Practically all residential mortgages have Pooling and Servicing Agreements (“PSA”) since they were transferred to various Mortgage Backed Security Trusts after origination. These vehicles likewise almost always contain a duty to maximize net present value to its investors and related parties. Under the new laws, California Civil Code 2823.6 broadens and extends this PSA duty by requiring servicers to accept loan modifications with borrowers.
Essentially, California Civil Code 2823.6(a) states that “a servicer acts in the best interest of all parties if it agrees to or implements a loan modification where the (1) loan is in payment default, and (2) anticipated recovery under the loan modification or workout plan exceeds the anticipated recovery through foreclosure on a net present value basis.”
Likewise, California Civil Code 2823.6(b) now provides “that the mortgagee, beneficiary, or authorized agent offer the borrower a loan modification or workout plan if such a modification or plan is consistent with its contractual or other authority.”

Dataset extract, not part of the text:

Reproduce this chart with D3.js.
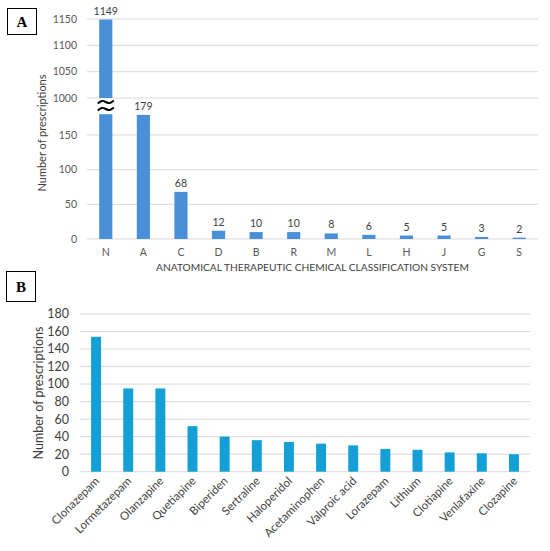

So what does all this mean? Well, lets take an example:
John Martin’s loan is presently in default, or reasonably foreseeable of near default. The house he previously bought 2 years ago for $800,000 with a $640,000 first and $140,000 second, has now plummeted to $375,000. While Mr. Martin can no longer afford the $9,000 per month mortgage payment, he is willing, able, and ready to execute a modification of his loan on the following terms:
a) New Loan Amount: $330,000.00
b) New Interest Rate: 6% fixed
c) New Loan Length: 30 years
d) New Payment: $1978.52
While this new loan amount of $330,000 is less than the current fair market value, the costs of foreclosure need to be taken into account. Foreclosures typically cost the lender $50,000 per foreclosure. For example, the Joint Economic Committee of Congress estimated in June, 2007, that the average foreclosure results in $77.935.00 in costs to the homeowner, lender, local government, and neighbors. Of the $77,935.00 in foreclosure costs, the Joint Economic Committee of Congress estimates that the lender will suffer $50,000.00 in costs in conducting a non-judicial foreclosure on the property, maintaining, rehabilitating, insuring, and reselling the property to a third party. Freddie Mac places this loss higher at $58,759.00.
Accordingly, the anticipated recovery through foreclosure on a net present value basis is $325,000.00 or less and the recovery under the proposed loan modification at $330,000.00 exceeds the net present recovery through foreclosure of $325,000.00 by over $5,000.00. Thus California Civil Code 2823.6 would mandate a loan modification to the new terms.
The homeowner just got a new arrow to add to his foreclosure defense quiver. Pursuant to California Civil Code 2823.6, the lender is now contractually bound to accept the loan modification as provided above. Failure to do so should allow the borrower to sue for specific performance or wrongful foreclosure in State Court.